How can a trustee protect themselves from liability claims?
Trustees can reduce the risk of liability by documenting decisions, following the trust instrument closely, maintaining thorough records, and communicating regularly with beneficiaries. Acting in good faith and with reasonable care when managing assets and making distributions shows that the trustee prioritized the trust’s interests. Working with accountants and other professionals for tax, valuation, and investment questions helps trustees make informed choices and creates a documented support trail for those decisions. In some cases, trustees may consider insurance products that cover certain liability risks, but coverage availability varies and should be reviewed with counsel. Seeking legal advice before taking complex or potentially controversial actions also protects trustees by ensuring steps are consistent with legal duties. When in doubt, obtaining guidance early reduces the chance of avoidable mistakes and strengthens the trustee’s position if claims arise.
Are trusts required to file taxes and who handles that responsibility?

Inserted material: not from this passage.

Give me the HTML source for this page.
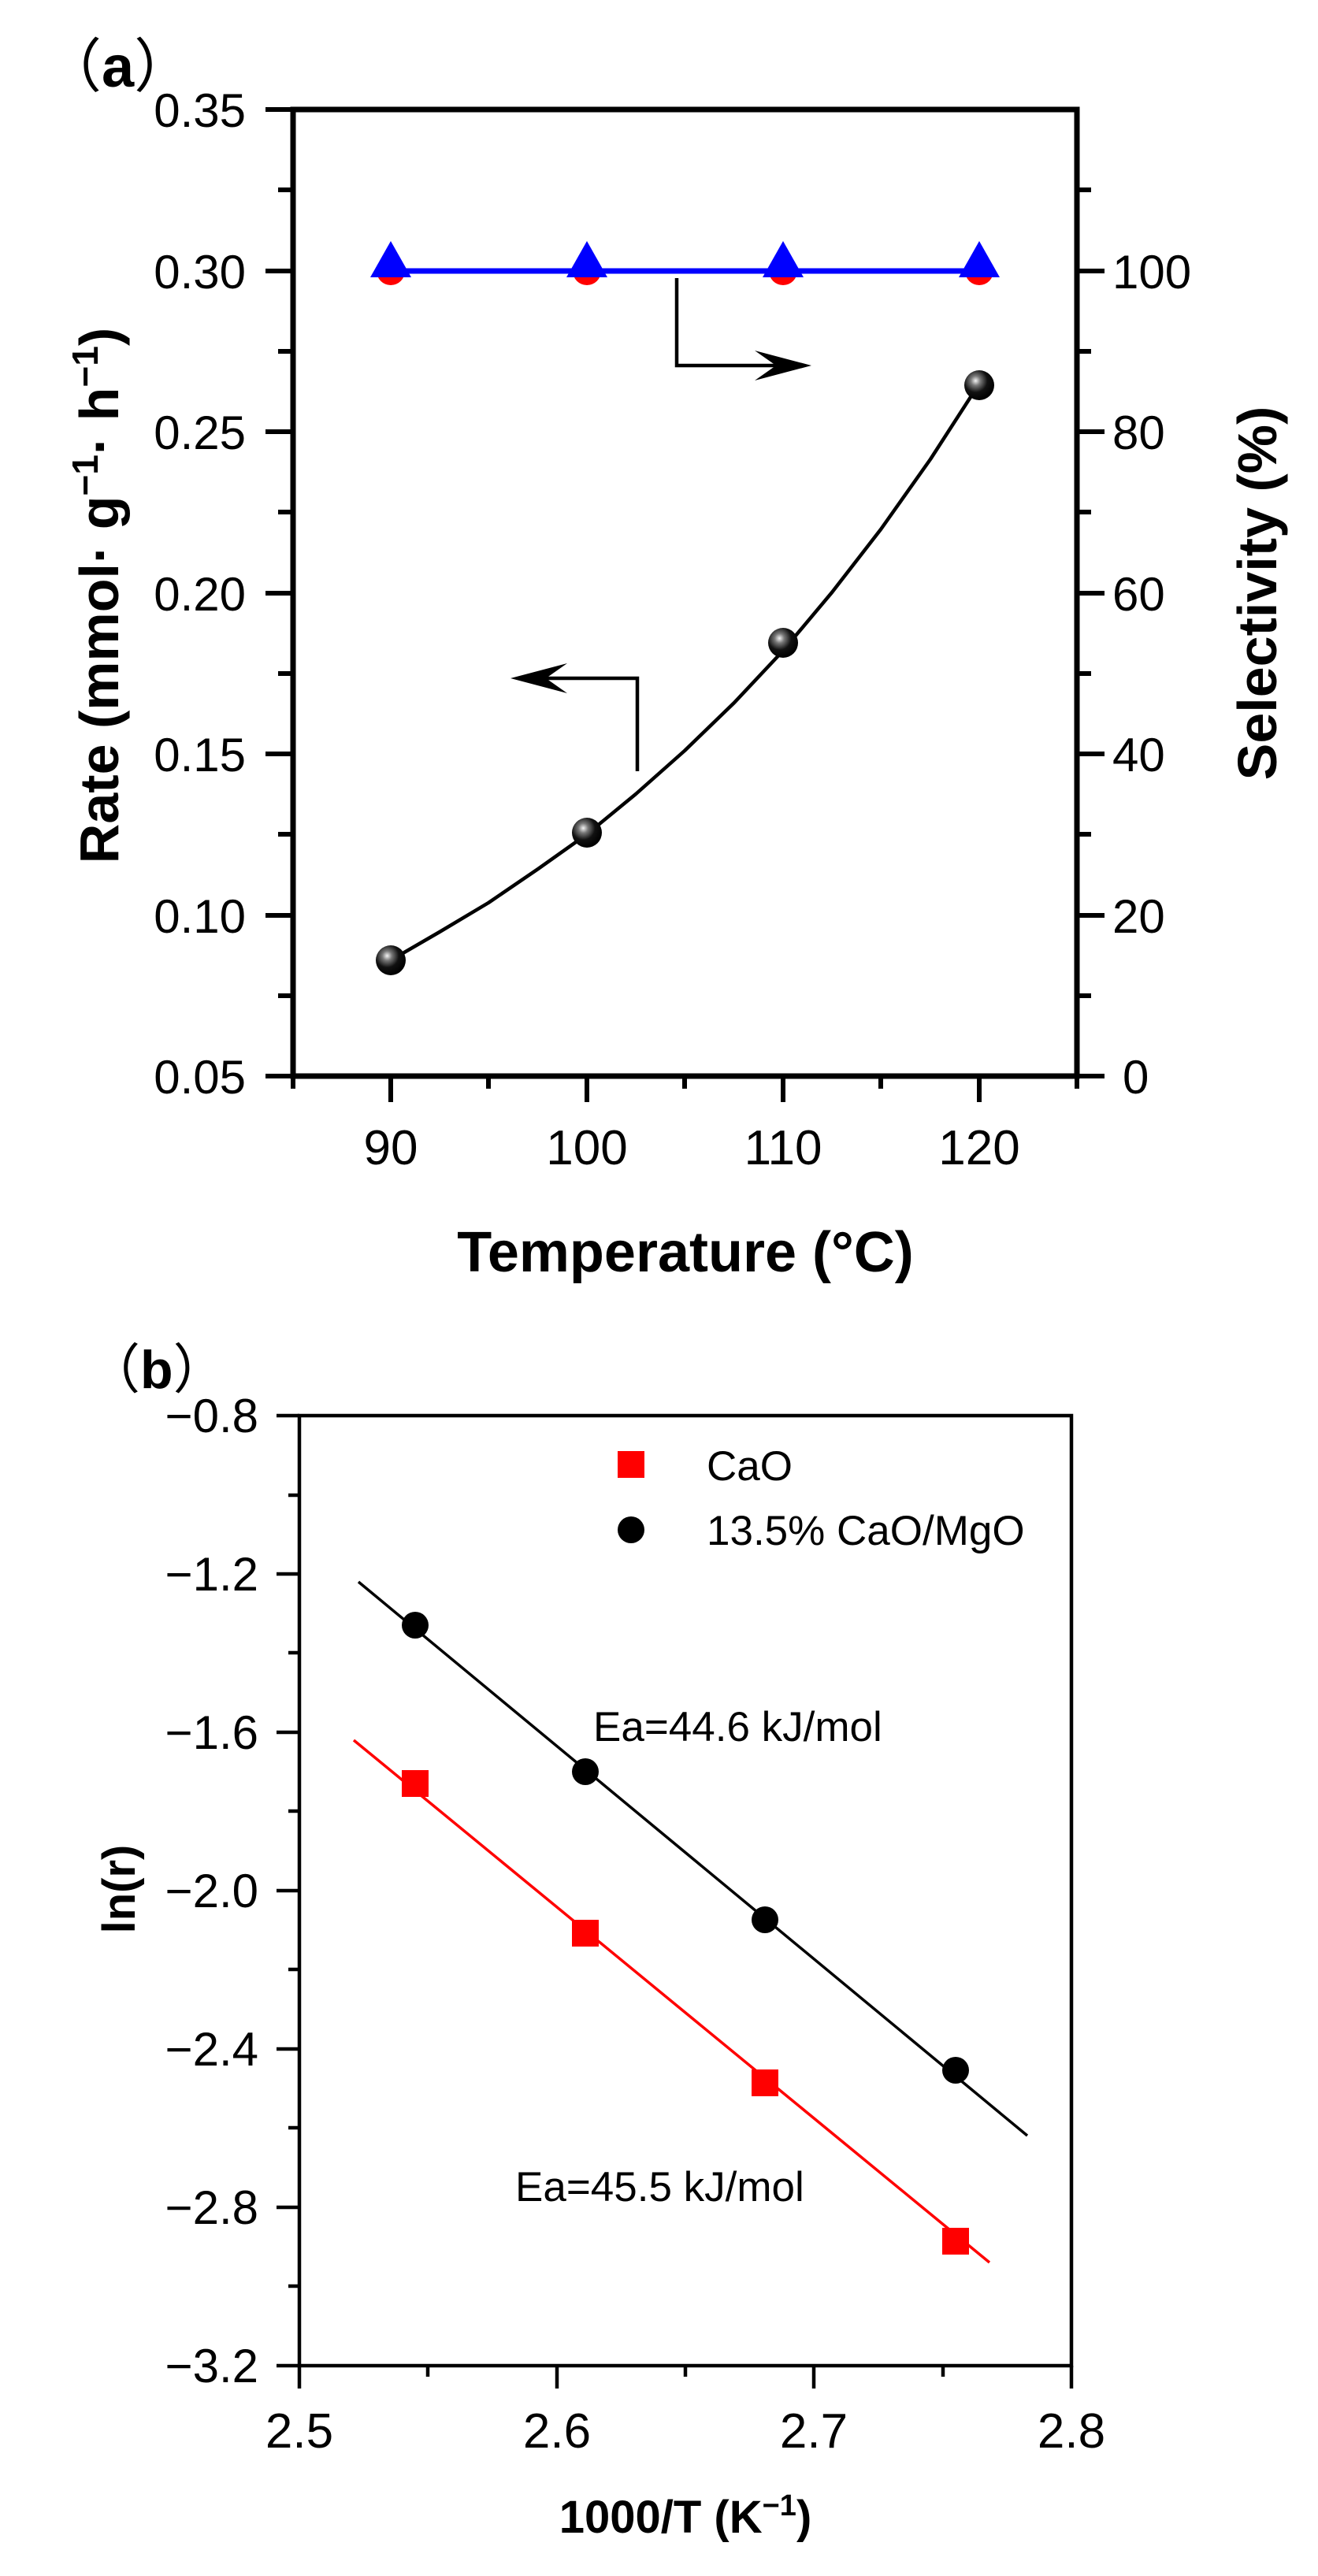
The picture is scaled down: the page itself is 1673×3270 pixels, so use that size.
<!DOCTYPE html>
<html><head><meta charset="utf-8"><style>
html,body{margin:0;padding:0;background:#fff;}
svg{display:block;}
text{font-family:"Liberation Sans",Arial,sans-serif;fill:#000;}
</style></head><body>
<svg width="1673" height="3270" viewBox="0 0 1673 3270" xmlns="http://www.w3.org/2000/svg">
<defs>
<radialGradient id="ball" cx="0.38" cy="0.35" r="0.65">
<stop offset="0" stop-color="#f4f4f4"/>
<stop offset="0.25" stop-color="#777"/>
<stop offset="0.6" stop-color="#111"/>
<stop offset="1" stop-color="#000"/>
</radialGradient>
</defs>

<!-- ===== Panel a ===== -->
<text x="55" y="110" font-size="74" font-weight="bold" font-family="Liberation Sans, Noto Sans CJK JP, sans-serif"><tspan font-weight="normal" font-family="Noto Sans CJK JP, sans-serif">（</tspan>a<tspan font-weight="normal" font-family="Noto Sans CJK JP, sans-serif">）</tspan></text>
<g stroke="#000" stroke-width="7" fill="none" stroke-linecap="square">
<rect x="372" y="139" width="995" height="1227"/>
</g>
<g stroke="#000" stroke-width="6">
<line x1="337" y1="139" x2="372" y2="139"/>
<line x1="337" y1="344" x2="372" y2="344"/>
<line x1="337" y1="548" x2="372" y2="548"/>
<line x1="337" y1="753" x2="372" y2="753"/>
<line x1="337" y1="957" x2="372" y2="957"/>
<line x1="337" y1="1162" x2="372" y2="1162"/>
<line x1="337" y1="1366" x2="372" y2="1366"/>
<line x1="353" y1="241" x2="372" y2="241"/>
<line x1="353" y1="446" x2="372" y2="446"/>
<line x1="353" y1="650" x2="372" y2="650"/>
<line x1="353" y1="855" x2="372" y2="855"/>
<line x1="353" y1="1059" x2="372" y2="1059"/>
<line x1="353" y1="1264" x2="372" y2="1264"/>
<line x1="1367" y1="1366" x2="1402" y2="1366"/>
<line x1="1367" y1="1162" x2="1402" y2="1162"/>
<line x1="1367" y1="957" x2="1402" y2="957"/>
<line x1="1367" y1="753" x2="1402" y2="753"/>
<line x1="1367" y1="548" x2="1402" y2="548"/>
<line x1="1367" y1="344" x2="1402" y2="344"/>
<line x1="1367" y1="1264" x2="1385" y2="1264"/>
<line x1="1367" y1="1059" x2="1385" y2="1059"/>
<line x1="1367" y1="855" x2="1385" y2="855"/>
<line x1="1367" y1="650" x2="1385" y2="650"/>
<line x1="1367" y1="446" x2="1385" y2="446"/>
<line x1="1367" y1="241" x2="1385" y2="241"/>
<line x1="496" y1="1366" x2="496" y2="1399"/>
<line x1="745" y1="1366" x2="745" y2="1399"/>
<line x1="994" y1="1366" x2="994" y2="1399"/>
<line x1="1243" y1="1366" x2="1243" y2="1399"/>
<line x1="372" y1="1366" x2="372" y2="1382"/>
<line x1="620" y1="1366" x2="620" y2="1382"/>
<line x1="869" y1="1366" x2="869" y2="1382"/>
<line x1="1118" y1="1366" x2="1118" y2="1382"/>
<line x1="1367" y1="1366" x2="1367" y2="1382"/>
</g>
<g font-size="60" text-anchor="end">
<text x="312" y="161">0.35</text>
<text x="312" y="366">0.30</text>
<text x="312" y="570">0.25</text>
<text x="312" y="775">0.20</text>
<text x="312" y="979">0.15</text>
<text x="312" y="1184">0.10</text>
<text x="312" y="1388">0.05</text>
</g>
<g font-size="60">
<text x="1412" y="366">100</text>
<text x="1412" y="570">80</text>
<text x="1412" y="775">60</text>
<text x="1412" y="979">40</text>
<text x="1412" y="1184">20</text>
<text x="1425" y="1388">0</text>
</g>
<g font-size="62" text-anchor="middle">
<text x="496" y="1478">90</text>
<text x="745" y="1478">100</text>
<text x="994" y="1478">110</text>
<text x="1243" y="1478">120</text>
</g>
<text x="870" y="1614" font-size="72" font-weight="bold" text-anchor="middle">Temperature (°C)</text>
<text transform="translate(150,756) rotate(-90)" font-size="70" font-weight="bold" text-anchor="middle">Rate (mmol· g<tspan dy="-26" font-size="46">−1</tspan><tspan dy="26">· h</tspan><tspan dy="-26" font-size="46">−1</tspan><tspan dy="26">)</tspan></text>
<text transform="translate(1620,753) rotate(-90)" font-size="70" font-weight="bold" text-anchor="middle">Selectivity (%)</text>

<line x1="496" y1="344" x2="1243" y2="344" stroke="#0000ff" stroke-width="7"/>
<g fill="#ff0000">
<circle cx="496" cy="344" r="18"/><circle cx="745" cy="344" r="18"/><circle cx="994" cy="344" r="18"/><circle cx="1243" cy="344" r="18"/>
</g>
<g fill="#0000ff">
<polygon points="496,306 470,352 522,352"/>
<polygon points="745,306 719,352 771,352"/>
<polygon points="994,306 968,352 1020,352"/>
<polygon points="1243,306 1217,352 1269,352"/>
</g>
<polyline points="496,1219 558,1183 620,1146 683,1103 745,1059 807,1008 869,953 932,892 994,826 1056,752 1118,672 1181,583 1243,487" fill="none" stroke="#000" stroke-width="4.5" stroke-linejoin="round"/>
<circle cx="496" cy="1219" r="19" fill="url(#ball)"/>
<circle cx="745" cy="1057" r="19" fill="url(#ball)"/>
<circle cx="994" cy="816" r="19" fill="url(#ball)"/>
<circle cx="1243" cy="489" r="19" fill="url(#ball)"/>
<polyline points="859,353 859,464 1020,464" fill="none" stroke="#000" stroke-width="4.5"/>
<polygon points="1030,464 958,445 985,464 958,483" fill="#000"/>
<polyline points="809,979 809,861 660,861" fill="none" stroke="#000" stroke-width="4.5"/>
<polygon points="648,861 720,842 693,861 720,880" fill="#000"/>

<!-- ===== Panel b ===== -->
<text x="110" y="1762" font-size="68" font-weight="bold" font-family="Liberation Sans, Noto Sans CJK JP, sans-serif"><tspan font-weight="normal" font-family="Noto Sans CJK JP, sans-serif">（</tspan>b<tspan font-weight="normal" font-family="Noto Sans CJK JP, sans-serif">）</tspan></text>
<rect x="380" y="1797" width="980" height="1206" fill="none" stroke="#000" stroke-width="4.5"/>
<g stroke="#000" stroke-width="4.5">
<line x1="351" y1="1797" x2="380" y2="1797"/>
<line x1="351" y1="1998" x2="380" y2="1998"/>
<line x1="351" y1="2199" x2="380" y2="2199"/>
<line x1="351" y1="2400" x2="380" y2="2400"/>
<line x1="351" y1="2601" x2="380" y2="2601"/>
<line x1="351" y1="2802" x2="380" y2="2802"/>
<line x1="351" y1="3003" x2="380" y2="3003"/>
<line x1="366" y1="1898" x2="380" y2="1898"/>
<line x1="366" y1="2098" x2="380" y2="2098"/>
<line x1="366" y1="2299" x2="380" y2="2299"/>
<line x1="366" y1="2500" x2="380" y2="2500"/>
<line x1="366" y1="2701" x2="380" y2="2701"/>
<line x1="366" y1="2902" x2="380" y2="2902"/>
<line x1="380" y1="3003" x2="380" y2="3032"/>
<line x1="707" y1="3003" x2="707" y2="3032"/>
<line x1="1033" y1="3003" x2="1033" y2="3032"/>
<line x1="1360" y1="3003" x2="1360" y2="3032"/>
<line x1="543" y1="3003" x2="543" y2="3017"/>
<line x1="870" y1="3003" x2="870" y2="3017"/>
<line x1="1197" y1="3003" x2="1197" y2="3017"/>
</g>
<g font-size="60" text-anchor="end">
<text x="328" y="1818">−0.8</text>
<text x="328" y="2019">−1.2</text>
<text x="328" y="2220">−1.6</text>
<text x="328" y="2421">−2.0</text>
<text x="328" y="2622">−2.4</text>
<text x="328" y="2823">−2.8</text>
<text x="328" y="3024">−3.2</text>
</g>
<g font-size="62" text-anchor="middle">
<text x="380" y="3107">2.5</text>
<text x="707" y="3107">2.6</text>
<text x="1033" y="3107">2.7</text>
<text x="1360" y="3107">2.8</text>
</g>
<text x="870" y="3215" font-size="58" font-weight="bold" text-anchor="middle">1000/T (K<tspan dy="-22" font-size="38">−1</tspan><tspan dy="22">)</tspan></text>
<text transform="translate(171,2398) rotate(-90)" font-size="58" font-weight="bold" text-anchor="middle">ln(r)</text>

<rect x="784" y="1842" width="34" height="34" fill="#ff0000"/>
<text x="897" y="1879" font-size="53">CaO</text>
<circle cx="801" cy="1942" r="17" fill="#000"/>
<text x="897" y="1961" font-size="53">13.5% CaO/MgO</text>

<line x1="455" y1="2008" x2="1304" y2="2711" stroke="#000" stroke-width="3.5"/>
<line x1="449" y1="2209" x2="1256" y2="2872" stroke="#ff0000" stroke-width="3.5"/>
<g fill="#000">
<circle cx="527" cy="2063" r="17"/>
<circle cx="743" cy="2249" r="17"/>
<circle cx="971" cy="2437" r="17"/>
<circle cx="1213" cy="2628" r="17"/>
</g>
<g fill="#ff0000">
<rect x="510" y="2247" width="34" height="34"/>
<rect x="726" y="2437" width="34" height="34"/>
<rect x="954" y="2627" width="34" height="34"/>
<rect x="1196" y="2828" width="34" height="34"/>
</g>
<text x="753" y="2210" font-size="53">Ea=44.6 kJ/mol</text>
<text x="654" y="2794" font-size="53">Ea=45.5 kJ/mol</text>
</svg>
</body></html>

Many trusts have tax filing requirements, and trustees are generally responsible for ensuring that trust tax returns and related filings are completed accurately and on time. The specific obligations depend on the trust type and whether the trust generates income or handles taxable events. Trustees should coordinate with tax professionals to determine filing requirements, report income correctly, and manage any tax payments or elections the trust requires. Proper tax compliance is an essential administrative duty and helps avoid penalties and late filing issues. Trustees should keep detailed financial records to support tax filings, including documentation of income, deductions, distributions, and transactions involving trust assets. When a trust holds complex investments or business interests, professional tax advice becomes especially important to navigate filing nuances and planning opportunities. Working with advisors early in the administration process ensures that tax deadlines are met and that trustees properly account for tax consequences of distributions and asset sales.
What is the process for a trustee to resign or be removed?
A trustee may resign or be removed according to the procedures set out in the trust instrument or by applicable law. Resignation often requires formal notice to beneficiaries and, in some cases, court approval or appointment of a successor trustee. Removal can occur for cause, such as misconduct or inability to perform duties, and may involve a court proceeding if parties cannot agree on a replacement. Trustees considering resignation or facing removal should review the trust terms and consult counsel to follow the correct procedures and protect all parties involved. Proper handling of trustee transitions includes documenting the resignation or removal, transferring records and assets to the successor trustee, and providing beneficiaries with required notices and accountings. Working with legal counsel helps ensure that the transition follows statutory requirements and the trust instrument, minimizing disruption to administration and reducing the likelihood of later disputes over the change in trusteeship.
What remedies do beneficiaries have if a trustee breaches duties?
If beneficiaries believe a trustee breached duties, they may seek remedies including an accounting, removal of the trustee, or financial compensation for losses caused by the breach. Courts can order restoration of trust property, payment of damages, or other corrective actions depending on the nature and impact of the breach. Beneficiaries often begin by requesting information and documentation; if concerns persist, they may pursue mediation or file a petition in probate court to resolve the matter. Trustees facing allegations should compile comprehensive records of their actions and decisions, provide requested accountings where appropriate, and seek legal counsel promptly. Early engagement with legal advice helps trustees respond to claims, negotiate potential resolutions, and present a clear record to defend their administration. Prompt and transparent responses can sometimes resolve issues without protracted litigation, protecting both the trust and the trustee’s interests.
How often should a trustee provide accountings to beneficiaries?
The frequency of accountings can depend on the trust terms and statutory requirements, but trustees should provide accountings when required by the trust instrument or upon reasonable request by beneficiaries. Regular accountings, such as annual or event based reports, promote transparency and help prevent disputes by keeping beneficiaries informed about assets, income, expenses, and distributions. Trustees who proactively share information build trust and reduce the likelihood of contested claims related to administration decisions. When preparing accountings, trustees should ensure the information is clear, complete, and supported by records. Working with accountants or legal counsel to prepare formal accountings can be helpful when trusts involve complex transactions or multiple asset classes. Timely and accurate accountings demonstrate good administration practices and provide beneficiaries with the documentation they need to understand how the trust is being managed.
When should a trustee consider seeking court instructions?
Trustees should consider seeking court instructions when the trust instrument is ambiguous, when there is a conflict among beneficiaries that cannot be resolved informally, or when a proposed action raises the risk of later dispute or liability. Court instructions provide clarity and legal authorization for actions that might otherwise be contested, protecting trustees who follow the court’s direction. When significant assets or complex legal issues are involved, obtaining formal guidance can prevent costly litigation and ensure the trustee’s actions are defensible. Before petitioning the court, trustees should document efforts to interpret the trust, communicate with beneficiaries, and seek less formal resolutions. Consulting with counsel helps determine whether court instructions are warranted and prepares the trustee to present a clear case for the requested guidance. Courts can issue orders that validate actions, resolve uncertainties, and provide a secure basis for administration moving forward.